### What is required:
Copy out every line in which the string "React" occurs.

### Supplied material:
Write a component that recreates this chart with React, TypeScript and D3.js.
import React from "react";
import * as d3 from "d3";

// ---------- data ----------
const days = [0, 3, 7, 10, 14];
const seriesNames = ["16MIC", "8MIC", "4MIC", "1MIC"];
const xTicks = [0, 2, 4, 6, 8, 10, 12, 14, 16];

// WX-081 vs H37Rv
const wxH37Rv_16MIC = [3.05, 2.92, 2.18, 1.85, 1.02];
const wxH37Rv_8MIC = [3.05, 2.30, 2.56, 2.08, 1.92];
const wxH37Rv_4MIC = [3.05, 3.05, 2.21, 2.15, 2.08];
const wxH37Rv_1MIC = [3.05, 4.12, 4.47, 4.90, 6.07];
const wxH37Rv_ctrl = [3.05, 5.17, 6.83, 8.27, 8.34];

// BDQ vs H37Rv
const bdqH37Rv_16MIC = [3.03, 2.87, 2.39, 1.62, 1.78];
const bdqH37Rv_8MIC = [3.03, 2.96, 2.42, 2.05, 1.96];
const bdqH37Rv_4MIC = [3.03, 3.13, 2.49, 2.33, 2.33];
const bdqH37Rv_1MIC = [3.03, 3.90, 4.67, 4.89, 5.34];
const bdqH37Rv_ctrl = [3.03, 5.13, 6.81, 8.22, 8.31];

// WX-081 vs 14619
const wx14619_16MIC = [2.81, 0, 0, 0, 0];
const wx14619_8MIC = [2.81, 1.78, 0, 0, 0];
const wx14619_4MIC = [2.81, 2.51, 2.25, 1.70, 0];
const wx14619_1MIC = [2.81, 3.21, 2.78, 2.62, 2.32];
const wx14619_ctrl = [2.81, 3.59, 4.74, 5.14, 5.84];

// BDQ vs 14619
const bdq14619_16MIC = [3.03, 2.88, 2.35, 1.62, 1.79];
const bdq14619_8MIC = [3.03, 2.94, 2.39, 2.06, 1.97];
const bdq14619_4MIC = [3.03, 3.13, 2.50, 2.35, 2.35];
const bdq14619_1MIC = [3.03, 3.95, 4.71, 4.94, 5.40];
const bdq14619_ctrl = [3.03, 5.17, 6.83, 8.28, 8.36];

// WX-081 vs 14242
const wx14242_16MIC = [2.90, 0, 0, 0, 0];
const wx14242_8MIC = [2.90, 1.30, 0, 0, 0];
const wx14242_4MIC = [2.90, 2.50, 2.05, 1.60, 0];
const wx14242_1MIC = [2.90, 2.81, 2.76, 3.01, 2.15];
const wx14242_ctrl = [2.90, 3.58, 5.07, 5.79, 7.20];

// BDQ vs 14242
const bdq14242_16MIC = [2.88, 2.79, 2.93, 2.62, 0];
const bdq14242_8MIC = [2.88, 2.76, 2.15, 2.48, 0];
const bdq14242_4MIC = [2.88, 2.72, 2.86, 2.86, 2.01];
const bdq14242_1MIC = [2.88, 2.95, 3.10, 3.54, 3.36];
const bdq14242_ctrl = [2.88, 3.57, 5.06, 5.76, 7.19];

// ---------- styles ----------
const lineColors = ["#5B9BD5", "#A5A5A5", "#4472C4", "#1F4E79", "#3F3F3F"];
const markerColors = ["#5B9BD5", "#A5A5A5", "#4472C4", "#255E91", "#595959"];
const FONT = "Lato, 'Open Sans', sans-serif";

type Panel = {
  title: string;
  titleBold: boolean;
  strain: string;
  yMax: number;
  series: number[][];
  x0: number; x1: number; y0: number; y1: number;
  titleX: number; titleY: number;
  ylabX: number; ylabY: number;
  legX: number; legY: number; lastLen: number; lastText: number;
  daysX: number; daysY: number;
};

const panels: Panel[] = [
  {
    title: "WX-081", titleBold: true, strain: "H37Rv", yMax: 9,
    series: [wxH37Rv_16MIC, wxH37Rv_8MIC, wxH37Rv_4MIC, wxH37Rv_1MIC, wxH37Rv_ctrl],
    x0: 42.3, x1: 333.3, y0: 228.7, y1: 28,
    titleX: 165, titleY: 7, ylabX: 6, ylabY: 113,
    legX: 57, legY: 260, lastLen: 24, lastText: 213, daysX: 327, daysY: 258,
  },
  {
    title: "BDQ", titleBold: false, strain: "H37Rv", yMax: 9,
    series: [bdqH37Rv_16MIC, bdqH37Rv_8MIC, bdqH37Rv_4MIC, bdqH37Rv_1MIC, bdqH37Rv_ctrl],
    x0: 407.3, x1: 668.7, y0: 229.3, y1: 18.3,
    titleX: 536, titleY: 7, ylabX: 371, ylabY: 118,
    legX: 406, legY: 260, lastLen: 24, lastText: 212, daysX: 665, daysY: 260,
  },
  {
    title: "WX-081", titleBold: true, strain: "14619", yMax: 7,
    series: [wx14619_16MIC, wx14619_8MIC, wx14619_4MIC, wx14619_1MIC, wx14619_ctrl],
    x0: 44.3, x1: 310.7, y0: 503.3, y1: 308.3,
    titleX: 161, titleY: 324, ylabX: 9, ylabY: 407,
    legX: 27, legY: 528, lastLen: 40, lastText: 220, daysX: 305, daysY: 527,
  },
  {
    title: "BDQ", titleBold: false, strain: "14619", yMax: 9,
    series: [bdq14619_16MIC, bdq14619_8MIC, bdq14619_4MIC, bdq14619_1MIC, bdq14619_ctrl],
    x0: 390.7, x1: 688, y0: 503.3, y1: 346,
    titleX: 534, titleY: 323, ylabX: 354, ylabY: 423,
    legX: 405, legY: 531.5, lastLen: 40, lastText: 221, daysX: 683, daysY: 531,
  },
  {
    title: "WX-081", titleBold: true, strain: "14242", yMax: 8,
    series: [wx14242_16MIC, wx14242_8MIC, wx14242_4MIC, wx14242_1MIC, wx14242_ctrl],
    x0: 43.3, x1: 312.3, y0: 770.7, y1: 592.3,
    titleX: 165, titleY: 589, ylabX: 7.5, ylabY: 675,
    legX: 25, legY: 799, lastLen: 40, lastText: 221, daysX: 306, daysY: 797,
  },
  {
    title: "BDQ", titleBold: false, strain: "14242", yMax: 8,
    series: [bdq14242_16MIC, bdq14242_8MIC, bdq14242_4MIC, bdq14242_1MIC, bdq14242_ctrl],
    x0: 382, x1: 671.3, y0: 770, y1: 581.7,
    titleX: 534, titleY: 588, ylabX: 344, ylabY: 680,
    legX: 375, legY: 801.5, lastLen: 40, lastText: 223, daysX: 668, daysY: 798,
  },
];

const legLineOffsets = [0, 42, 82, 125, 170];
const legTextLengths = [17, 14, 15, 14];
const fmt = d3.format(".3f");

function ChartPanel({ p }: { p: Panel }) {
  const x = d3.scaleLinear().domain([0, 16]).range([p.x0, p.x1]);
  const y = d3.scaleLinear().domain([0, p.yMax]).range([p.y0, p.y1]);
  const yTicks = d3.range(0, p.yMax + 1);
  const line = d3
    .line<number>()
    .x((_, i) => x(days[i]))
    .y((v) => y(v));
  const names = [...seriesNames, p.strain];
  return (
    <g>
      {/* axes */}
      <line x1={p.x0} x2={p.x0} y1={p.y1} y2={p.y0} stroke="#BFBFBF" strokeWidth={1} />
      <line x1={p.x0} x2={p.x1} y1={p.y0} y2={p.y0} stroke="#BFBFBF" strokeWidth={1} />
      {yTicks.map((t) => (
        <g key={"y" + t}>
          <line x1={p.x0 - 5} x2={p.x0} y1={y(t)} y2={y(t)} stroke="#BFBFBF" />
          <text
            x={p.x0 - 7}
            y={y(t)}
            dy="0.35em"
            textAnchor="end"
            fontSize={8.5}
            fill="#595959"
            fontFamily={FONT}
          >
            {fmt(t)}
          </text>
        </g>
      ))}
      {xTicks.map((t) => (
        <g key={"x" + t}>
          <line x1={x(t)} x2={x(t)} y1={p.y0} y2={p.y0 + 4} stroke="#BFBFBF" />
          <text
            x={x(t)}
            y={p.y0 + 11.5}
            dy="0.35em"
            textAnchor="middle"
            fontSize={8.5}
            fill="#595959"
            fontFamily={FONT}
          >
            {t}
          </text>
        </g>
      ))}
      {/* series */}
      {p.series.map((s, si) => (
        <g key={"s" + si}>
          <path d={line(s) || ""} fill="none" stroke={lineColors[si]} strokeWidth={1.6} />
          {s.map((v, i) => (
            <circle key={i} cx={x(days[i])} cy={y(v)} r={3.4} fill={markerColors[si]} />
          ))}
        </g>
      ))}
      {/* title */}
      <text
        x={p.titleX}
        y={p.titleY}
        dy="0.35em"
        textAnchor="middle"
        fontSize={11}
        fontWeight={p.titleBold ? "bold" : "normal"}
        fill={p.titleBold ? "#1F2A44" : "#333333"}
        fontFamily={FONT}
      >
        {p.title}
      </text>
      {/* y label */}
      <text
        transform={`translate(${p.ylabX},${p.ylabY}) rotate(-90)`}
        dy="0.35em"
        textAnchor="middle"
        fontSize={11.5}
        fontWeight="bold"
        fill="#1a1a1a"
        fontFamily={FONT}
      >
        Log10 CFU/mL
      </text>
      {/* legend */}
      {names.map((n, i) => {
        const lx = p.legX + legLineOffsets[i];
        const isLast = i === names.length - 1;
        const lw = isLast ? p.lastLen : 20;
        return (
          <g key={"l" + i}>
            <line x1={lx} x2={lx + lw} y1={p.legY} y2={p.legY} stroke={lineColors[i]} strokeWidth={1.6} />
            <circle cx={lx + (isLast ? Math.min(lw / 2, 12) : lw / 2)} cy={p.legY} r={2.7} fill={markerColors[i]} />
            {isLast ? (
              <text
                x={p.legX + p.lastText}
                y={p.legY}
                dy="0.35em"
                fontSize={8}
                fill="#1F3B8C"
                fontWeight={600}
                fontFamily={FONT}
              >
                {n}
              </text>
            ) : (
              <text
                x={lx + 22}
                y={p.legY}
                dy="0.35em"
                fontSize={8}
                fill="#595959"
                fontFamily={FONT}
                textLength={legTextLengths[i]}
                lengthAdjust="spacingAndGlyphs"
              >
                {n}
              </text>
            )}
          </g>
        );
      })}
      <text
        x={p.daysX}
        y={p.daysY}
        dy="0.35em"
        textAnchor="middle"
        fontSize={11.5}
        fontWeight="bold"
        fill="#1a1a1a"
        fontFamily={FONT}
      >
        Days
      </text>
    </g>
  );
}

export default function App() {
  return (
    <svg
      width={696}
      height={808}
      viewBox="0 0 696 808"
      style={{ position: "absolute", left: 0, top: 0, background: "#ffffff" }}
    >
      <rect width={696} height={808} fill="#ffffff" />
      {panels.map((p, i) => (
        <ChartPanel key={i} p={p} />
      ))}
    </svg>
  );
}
--
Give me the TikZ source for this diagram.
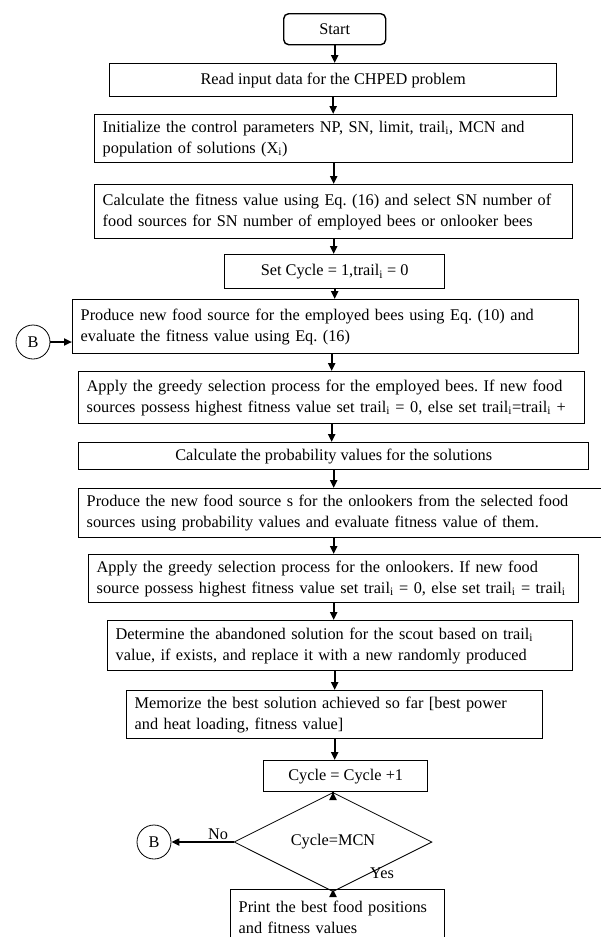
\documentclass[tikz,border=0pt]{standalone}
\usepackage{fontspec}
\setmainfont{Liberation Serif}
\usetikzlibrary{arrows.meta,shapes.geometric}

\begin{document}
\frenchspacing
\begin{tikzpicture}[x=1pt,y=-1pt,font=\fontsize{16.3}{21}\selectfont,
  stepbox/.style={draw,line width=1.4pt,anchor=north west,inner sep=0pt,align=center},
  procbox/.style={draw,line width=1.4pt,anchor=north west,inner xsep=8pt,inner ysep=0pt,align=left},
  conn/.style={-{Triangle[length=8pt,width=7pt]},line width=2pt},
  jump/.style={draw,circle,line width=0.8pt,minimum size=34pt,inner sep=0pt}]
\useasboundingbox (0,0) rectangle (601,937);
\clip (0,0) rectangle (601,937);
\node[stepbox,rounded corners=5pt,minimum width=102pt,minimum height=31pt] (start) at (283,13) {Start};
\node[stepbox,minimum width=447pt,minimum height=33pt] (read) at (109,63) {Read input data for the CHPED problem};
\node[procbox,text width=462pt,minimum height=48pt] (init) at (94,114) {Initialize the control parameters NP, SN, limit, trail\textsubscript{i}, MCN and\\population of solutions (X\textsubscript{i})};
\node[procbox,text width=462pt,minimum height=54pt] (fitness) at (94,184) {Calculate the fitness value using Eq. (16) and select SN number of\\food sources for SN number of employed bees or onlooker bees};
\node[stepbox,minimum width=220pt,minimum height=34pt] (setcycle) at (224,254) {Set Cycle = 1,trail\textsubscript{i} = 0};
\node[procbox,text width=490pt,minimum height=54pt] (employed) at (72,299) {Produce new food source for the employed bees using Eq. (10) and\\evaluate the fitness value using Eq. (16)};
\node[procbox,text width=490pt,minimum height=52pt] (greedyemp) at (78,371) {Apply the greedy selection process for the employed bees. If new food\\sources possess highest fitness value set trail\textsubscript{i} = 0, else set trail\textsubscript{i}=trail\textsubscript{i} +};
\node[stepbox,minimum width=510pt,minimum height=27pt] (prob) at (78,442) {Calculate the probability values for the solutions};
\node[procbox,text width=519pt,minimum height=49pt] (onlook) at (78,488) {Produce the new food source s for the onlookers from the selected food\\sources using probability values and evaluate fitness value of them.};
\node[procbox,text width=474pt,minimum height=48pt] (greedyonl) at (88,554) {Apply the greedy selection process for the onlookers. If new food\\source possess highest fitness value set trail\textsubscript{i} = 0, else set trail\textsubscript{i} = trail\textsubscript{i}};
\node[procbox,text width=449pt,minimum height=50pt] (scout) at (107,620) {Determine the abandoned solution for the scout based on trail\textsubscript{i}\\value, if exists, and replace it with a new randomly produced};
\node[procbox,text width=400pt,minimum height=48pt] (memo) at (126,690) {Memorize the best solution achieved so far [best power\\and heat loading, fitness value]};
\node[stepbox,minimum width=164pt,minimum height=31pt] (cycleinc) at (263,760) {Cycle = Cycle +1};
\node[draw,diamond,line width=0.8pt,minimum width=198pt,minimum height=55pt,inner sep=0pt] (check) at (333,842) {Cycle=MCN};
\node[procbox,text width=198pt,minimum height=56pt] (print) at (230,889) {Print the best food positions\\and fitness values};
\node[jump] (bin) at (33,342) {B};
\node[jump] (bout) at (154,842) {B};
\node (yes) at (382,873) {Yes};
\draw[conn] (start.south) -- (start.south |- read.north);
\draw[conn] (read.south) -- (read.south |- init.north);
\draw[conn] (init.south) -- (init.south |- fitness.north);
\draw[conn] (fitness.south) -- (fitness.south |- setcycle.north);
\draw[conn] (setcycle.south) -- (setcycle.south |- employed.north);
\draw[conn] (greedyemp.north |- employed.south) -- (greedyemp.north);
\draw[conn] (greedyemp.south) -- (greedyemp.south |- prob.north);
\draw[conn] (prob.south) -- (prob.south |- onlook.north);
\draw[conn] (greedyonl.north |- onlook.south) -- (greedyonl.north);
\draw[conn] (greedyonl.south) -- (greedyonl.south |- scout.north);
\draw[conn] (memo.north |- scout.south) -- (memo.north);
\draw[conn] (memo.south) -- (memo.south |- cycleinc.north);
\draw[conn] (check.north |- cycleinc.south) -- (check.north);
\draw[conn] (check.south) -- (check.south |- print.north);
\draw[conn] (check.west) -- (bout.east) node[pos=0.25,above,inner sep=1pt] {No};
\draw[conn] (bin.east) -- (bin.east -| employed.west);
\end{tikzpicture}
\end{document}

### Completed task:
Write a component that recreates this chart with React, TypeScript and D3.js.
import React from "react";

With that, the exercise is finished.